Afinal, o défice de 2011 em vez de ter um desvio colossal para cima vai ter um desvio colossal para baixo. Quem o revelou foi o próprio primeiro-ministro, numa das suas numerosas entrevistas dos últimos dias.

Segundo ele, em vez dos 5,9% exigidos pela troika, Portugal deverá ter, no final do ano, um défice não superior a 4,5%. Provavelmente, menos até do que isso.

A razão principal é conhecida: o Governo acordou com a banca a transferência para o Estado de fundos de pensões, com os correspondentes encargos futuros para a segurança social. Esta operação significa, no imediato, uma entrada nas contas de cerca de 6 mil milhões de euros, a título de receitas extraordinárias: um valor muitíssimo superior ao necessário para cumprir as metas orçamentais.

Porque é que o Governo negociou uma transferência tão superior ao necessário? A resposta parece estar nas contrapartidas anormais que o Governo terá acordado com os bancos e que diferenciam claramente esta operação de todas as outras do mesmo género feitas no passado. Sobre isto o Governo tem ainda muitas explicações para dar.

O que não tem explicação possível é a decisão absurda de cortar 50% no subsídio de Natal deste ano. É preciso recordar que o imposto "sobre o 13º mês" - também ele uma receita extraordinária - foi apresentado pelo primeiro-ministro como uma medida indispensável para cumprir as metas do défice e para a qual não havia alternativa. Está provado que isso não era verdade: bastaria a transferência dos fundos de pensões para cumprir e até ultrapassar a meta do défice!

Sendo desnecessária, a decisão de cortar no 13º mês é mais do que uma decisão absurda: é um monumento impensável ao absurdo político, porque impõe aos portugueses sacrifícios adicionais completamente dispensáveis e porque agrava perigosamente a recessão, num contexto que já é de abrandamento acentuado da economia internacional.

A pergunta que se impõe é esta: se o Governo tinha ao seu dispor a possibilidade de recorrer a este exagero de receitas extraordinárias para cumprir o défice, por que carga de água foi tirar aos trabalhadores e aos pensionistas parte do rendimento que tanto lhes custou a ganhar, prejudicando ainda mais a economia? É claro, não seria fácil ao primeiro-ministro responder com a verdade: "Sou novo nisto, precipitei-me.
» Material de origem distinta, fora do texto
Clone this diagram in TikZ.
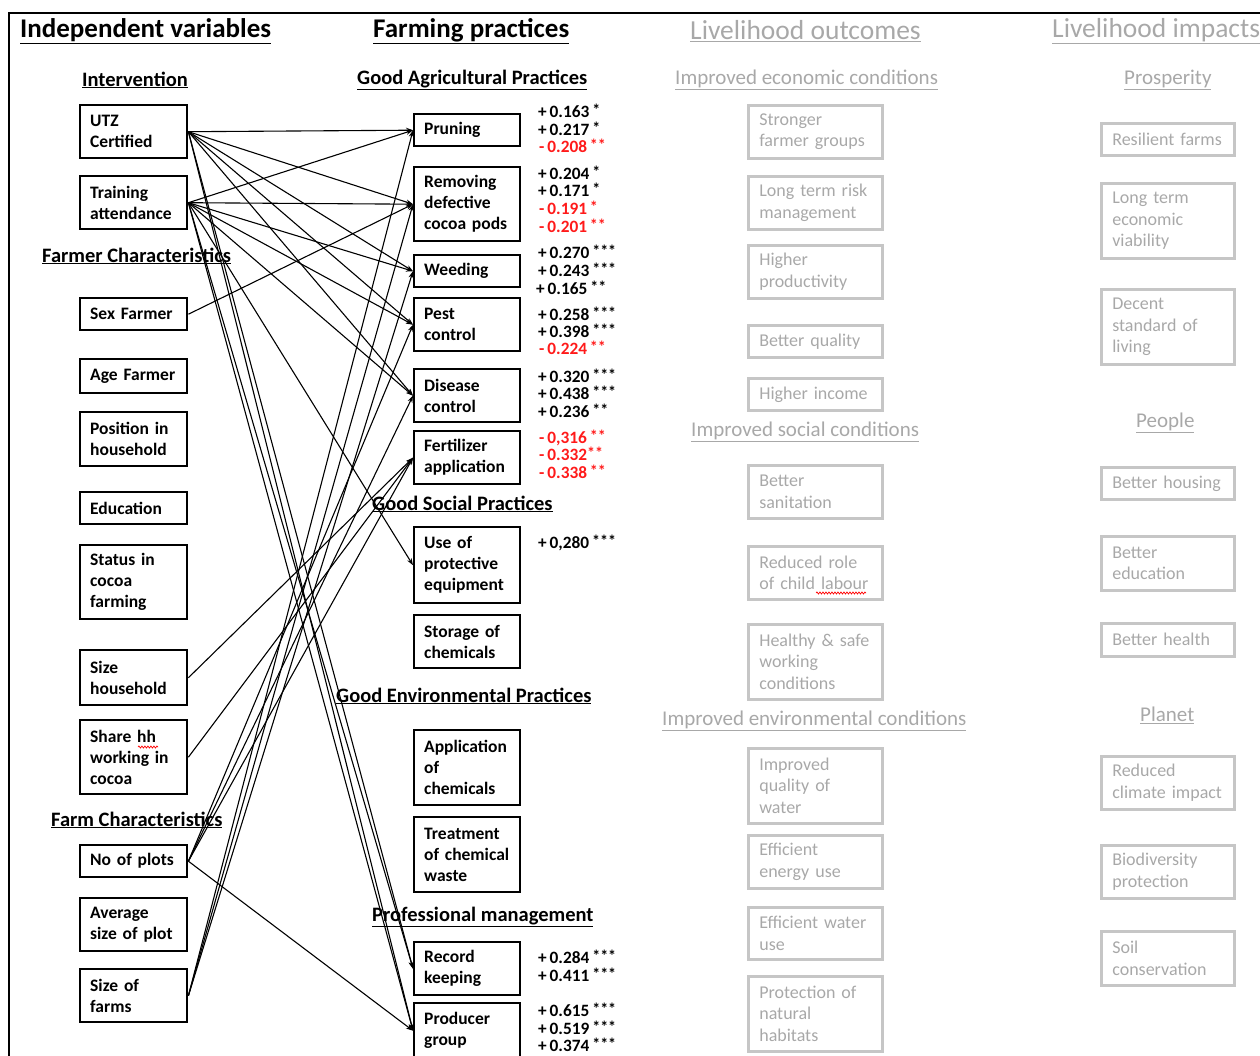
\documentclass[tikz,border=0pt]{standalone}
\usepackage{fontspec}
\setmainfont{Carlito}
\usetikzlibrary{arrows.meta,decorations.pathmorphing}
\definecolor{fade}{HTML}{A8A8A8}
\definecolor{fadeline}{HTML}{C6C6C6}
\definecolor{coefred}{HTML}{FF1A1A}
% significance stars
\newcommand\sig[1]{\,\raisebox{1.5pt}{\fontsize{16}{16}\selectfont #1}}

\begin{document}
\begin{tikzpicture}[x=1pt,y=-1pt,
  bbox/.style={draw=black, line width=2.4pt, inner xsep=10pt, inner ysep=0pt,
    anchor=north west, align=left, font=\fontsize{17.5}{21}\selectfont\bfseries},
  gbox/.style={draw=fadeline, line width=2.6pt, inner xsep=11pt, inner ysep=0pt,
    anchor=north west, align=left, text=fade, font=\fontsize{18}{21.5}\selectfont},
  mainhead/.style={anchor=west, inner sep=0pt, font=\fontsize{27}{30}\selectfont\bfseries},
  subhead/.style={anchor=west, inner sep=0pt, font=\fontsize{20.5}{22}\selectfont\bfseries},
  gmainhead/.style={anchor=west, inner sep=0pt, text=fade, font=\fontsize{27.5}{30}\selectfont},
  gsubhead/.style={anchor=west, inner sep=0pt, text=fade, font=\fontsize{21}{22}\selectfont},
  coef/.style={anchor=west, inner sep=0pt, font=\fontsize{17.3}{17}\selectfont\bfseries},
  neg/.style={coef, text=coefred},
  link/.style={draw=black, line width=1.1pt, -{Stealth[length=7pt,width=5pt]}},
  wavy/.style={draw=red, line width=0.7pt, decorate,
    decoration={snake, amplitude=1pt, segment length=3pt}}
]
\useasboundingbox (0,0) rectangle (1260,1055);

% outer frame (only its top and left sides fall inside the page)
\draw[line width=2pt] (9,1056) -- (9,13) -- (1261,13);

% ---------- column headings ----------
\node[mainhead] (hIndep) at (20,31) {\underline{Independent variables}};
\node[mainhead] (hFarm) at (373,31) {\underline{Farming practices}};
\node[gmainhead] (hOut) at (690,31) {\underline{Livelihood outcomes}};
\node[gmainhead] (hImp) at (1052,31) {\underline{Livelihood impacts}};

% ---------- group headings ----------
\node[subhead] (gInt) at (82,80) {\underline{Intervention}};
\node[subhead] (gFarmer) at (42,256) {\underline{Farmer Characteristics}};
\node[subhead] (gFarmC) at (51,820) {\underline{Farm Characteristics}};
\node[subhead] (gGAP) at (357,80) {\underline{Good Agricultural Practices}};
\node[subhead] (gGSP) at (372,504) {\underline{Good Social Practices}};
\node[subhead] (gGEP) at (336,696) {\underline{Good Environmental Practices}};
\node[subhead] (gPM) at (372,917) {\underline{Professional management}};
\node[gsubhead] (gEco) at (675,80) {\underline{Improved economic conditions}};
\node[gsubhead] (gSoc) at (691,432) {\underline{Improved social conditions}};
\node[gsubhead] (gEnv) at (662,721) {\underline{Improved environmental conditions}};
\node[gsubhead] (gPros) at (1124,80) {\underline{Prosperity}};
\node[gsubhead] (gPeop) at (1136,423) {\underline{People}};
\node[gsubhead] (gPlan) at (1140,715) {\underline{Planet}};

% ---------- independent variables ----------
\node[bbox, text width=87pt, minimum height=53pt] (utz)  at (79,104) {UTZ\\Certified};
\node[bbox, text width=87pt, minimum height=53pt] (trai) at (79,175) {Training\\attendance};
\node[bbox, text width=87pt, minimum height=32pt] (sexf) at (79,297) {Sex Farmer};
\node[bbox, text width=87pt, minimum height=34pt] (agef) at (79,358) {Age Farmer};
\node[bbox, text width=87pt, minimum height=54pt] (posh) at (79,411) {Position in\\household};
\node[bbox, text width=87pt, minimum height=32pt] (educ) at (79,491) {Education};
\node[bbox, text width=87pt, minimum height=74pt] (stat) at (79,544) {Status in\\cocoa\\farming};
\node[bbox, text width=87pt, minimum height=55pt] (sizh) at (79,649) {Size\\household};
\node[bbox, text width=87pt, minimum height=74pt] (shar) at (79,719) {Share hh\\working in\\cocoa};
\node[bbox, text width=87pt, minimum height=32pt] (nopl) at (79,844) {No of plots};
\node[bbox, text width=87pt, minimum height=53pt] (avgp) at (79,897) {Average\\size of plot};
\node[bbox, text width=87pt, minimum height=53pt] (sizf) at (79,968) {Size of\\farms};

% spell-check mark under "hh"
\draw[wavy] (138,747) -- (158,747);

% ---------- farming practices ----------
\node[bbox, text width=86pt, minimum height=32pt] (prun) at (413,113) {Pruning};
\node[bbox, text width=86pt, minimum height=74pt] (remo) at (413,166) {Removing\\defective\\cocoa pods};
\node[bbox, text width=86pt, minimum height=32pt] (weed) at (413,254) {Weeding};
\node[bbox, text width=86pt, minimum height=53pt] (pest) at (413,297) {Pest\\control};
\node[bbox, text width=86pt, minimum height=53pt] (dise) at (413,368) {Disease\\control};
\node[bbox, text width=86pt, minimum height=53pt] (fert) at (413,430) {Fertilizer\\application};
\node[bbox, text width=86pt, minimum height=76pt] (useq) at (413,526) {Use of\\protective\\equipment};
\node[bbox, text width=86pt, minimum height=53pt] (stor) at (413,614) {Storage of\\chemicals};
\node[bbox, text width=86pt, minimum height=75pt] (appl) at (413,729) {Application\\of\\chemicals};
\node[bbox, text width=86pt, minimum height=75pt] (trea) at (413,816) {Treatment\\of chemical\\waste};
\node[bbox, text width=86pt, minimum height=53pt] (reco) at (413,941) {Record\\keeping};
\node[bbox, text width=86pt, minimum height=55pt] (prod) at (413,1002) {Producer\\group};

% ---------- coefficients ----------
\node[coef] (c01) at (538,111) {+\,0.163\sig{*}};
\node[coef] (c02) at (538,129) {+\,0.217\sig{*}};
\node[neg]  (c03) at (539,146) {-\,0.208\sig{**}};
\node[coef] (c04) at (538,173) {+\,0.204\sig{*}};
\node[coef] (c05) at (538,190) {+\,0.171\sig{*}};
\node[neg]  (c06) at (539,208) {-\,0.191\sig{*}};
\node[neg]  (c07) at (539,226) {-\,0.201\sig{**}};
\node[coef] (c08) at (538,252) {+\,0.270\sig{***}};
\node[coef] (c09) at (538,270) {+\,0.243\sig{***}};
\node[coef] (c10) at (536,288) {+\,0.165\sig{**}};
\node[coef] (c11) at (538,314) {+\,0.258\sig{***}};
\node[coef] (c12) at (538,331) {+\,0.398\sig{***}};
\node[neg]  (c13) at (539,348) {-\,0.224\sig{**}};
\node[coef] (c14) at (538,376) {+\,0.320\sig{***}};
\node[coef] (c15) at (538,393) {+\,0.438\sig{***}};
\node[coef] (c16) at (538,411) {+\,0.236\sig{**}};
\node[neg]  (c17) at (539,438) {-\,0,316\sig{**}};
\node[neg]  (c18) at (539,454) {-\,0.332\raisebox{1.5pt}{\fontsize{16}{16}\selectfont **}};
\node[neg]  (c19) at (539,472) {-\,0.338\sig{**}};
\node[coef] (c20) at (538,543) {+\,0,280\sig{***}};
\node[coef] (c21) at (538,957) {+\,0.284\sig{***}};
\node[coef] (c22) at (538,975) {+\,0.411\sig{***}};
\node[coef] (c23) at (538,1010) {+\,0.615\sig{***}};
\node[coef] (c24) at (538,1028) {+\,0.519\sig{***}};
\node[coef] (c25) at (538,1045) {+\,0.374\sig{***}};

% ---------- livelihood outcomes ----------
\node[gbox, text width=112pt, minimum height=53pt] (o1)  at (747,104) {Stronger\\farmer groups};
\node[gbox, text width=112pt, minimum height=53pt] (o2)  at (747,175) {Long term risk\\management};
\node[gbox, text width=112pt, minimum height=53pt] (o3)  at (747,244) {Higher\\productivity};
\node[gbox, text width=112pt, minimum height=32pt] (o4)  at (747,324) {Better quality};
\node[gbox, text width=112pt, minimum height=32pt] (o5)  at (747,377) {Higher income};
\node[gbox, text width=112pt, minimum height=53pt] (o6)  at (747,464) {Better\\sanitation};
\node[gbox, text width=112pt, minimum height=53pt] (o7)  at (747,545) {Reduced role\\of child labour};
\node[gbox, text width=112pt, minimum height=75pt] (o8)  at (747,623) {Healthy \& safe\\working\\conditions};
\node[gbox, text width=112pt, minimum height=75pt] (o9)  at (747,747) {Improved\\quality of\\water};
\node[gbox, text width=112pt, minimum height=53pt] (o10) at (747,834) {Efficient\\energy use};
\node[gbox, text width=112pt, minimum height=52pt] (o11) at (747,906) {Efficient water\\use};
\node[gbox, text width=112pt, minimum height=75pt] (o12) at (747,975) {Protection of\\natural\\habitats};

% spell-check mark under "labour"
\draw[wavy] (816,593) -- (866,593);

% ---------- livelihood impacts ----------
\node[gbox, text width=111pt, minimum height=32pt] (i1) at (1100,122) {Resilient farms};
\node[gbox, text width=111pt, minimum height=75pt] (i2) at (1100,182) {Long term\\economic\\viability};
\node[gbox, text width=111pt, minimum height=75pt] (i3) at (1100,288) {Decent\\standard of\\living};
\node[gbox, text width=111pt, minimum height=32pt] (i4) at (1100,466) {Better housing};
\node[gbox, text width=111pt, minimum height=54pt] (i5) at (1100,535) {Better\\education};
\node[gbox, text width=111pt, minimum height=33pt] (i6) at (1100,622) {Better health};
\node[gbox, text width=111pt, minimum height=53pt] (i7) at (1100,755) {Reduced\\climate impact};
\node[gbox, text width=111pt, minimum height=53pt] (i8) at (1100,844) {Biodiversity\\protection};
\node[gbox, text width=111pt, minimum height=54pt] (i9) at (1100,930) {Soil\\conservation};

% ---------- links from independent variables to practices ----------
\foreach \t in {prun,remo,weed,pest,dise,reco,prod}
  \draw[link] (utz.east) -- (\t.west);
\foreach \t in {prun,remo,weed,pest,dise,useq,reco,prod}
  \draw[link] (trai.east) -- (\t.west);
\draw[link] (sexf.east) -- (remo.west);
\draw[link] (sizh.east) -- (fert.west);
\draw[link] (shar.east) -- (fert.west);
\foreach \t in {pest,dise,fert,prod}
  \draw[link] (nopl.east) -- (\t.west);
\foreach \t in {prun,remo,weed}
  \draw[link] (sizf.east) -- (\t.west);
\end{tikzpicture}
\end{document}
Desculpem lá qualquer coisinha". Em vez disso, o primeiro-ministro preferiu tirar da cartola uma explicação criativa, que até aqui se tinha esquecido de dar: afinal, a troika - essa malvada - é que só deixou recorrer aos fundos de pensões da banca na condição de haver também um imposto extraordinário sobre o subsídio de Natal!

Sucede que esta história, novinha em folha, não bate certo. A verdade é que o primeiro-ministro anunciou o corte no 13º mês logo no dia em que apresentou no Parlamento o Programa do Governo, a 30 de Junho. Nessa altura, garantiu até que tinha tomado a decisão de véspera, depois de conhecer os números do INE do 1º trimestre. E não fez nenhuma referência a ter consultado de urgência a troika, nem sobre essa medida, nem sobre quaisquer alternativas. O que disse foi outra coisa: "Tomamos hoje essa medida para que o País não seja sujeito, como foi em anos anteriores, à necessidade de chegar ao fim do ano adoptando medidas extraordinárias (...), e é isso que não acontecerá este ano". Ou seja: o corte no 13º mês não foi uma contrapartida para o recurso aos fundos de pensões, foi, isso sim, a escolha de um Governo que em Junho nem sequer queria recorrer aos fundos de pensões (medida que só foi decidida no final de Agosto, no Documento de Estratégia Orçamental). Por aqui se vê que as duas medidas nunca andaram ligadas. A ligação foi arranjada agora à pressa, para tentar justificar uma decisão precipitada e que se revelou manifestamente absurda. Porque o facto é este: não havia necessidade.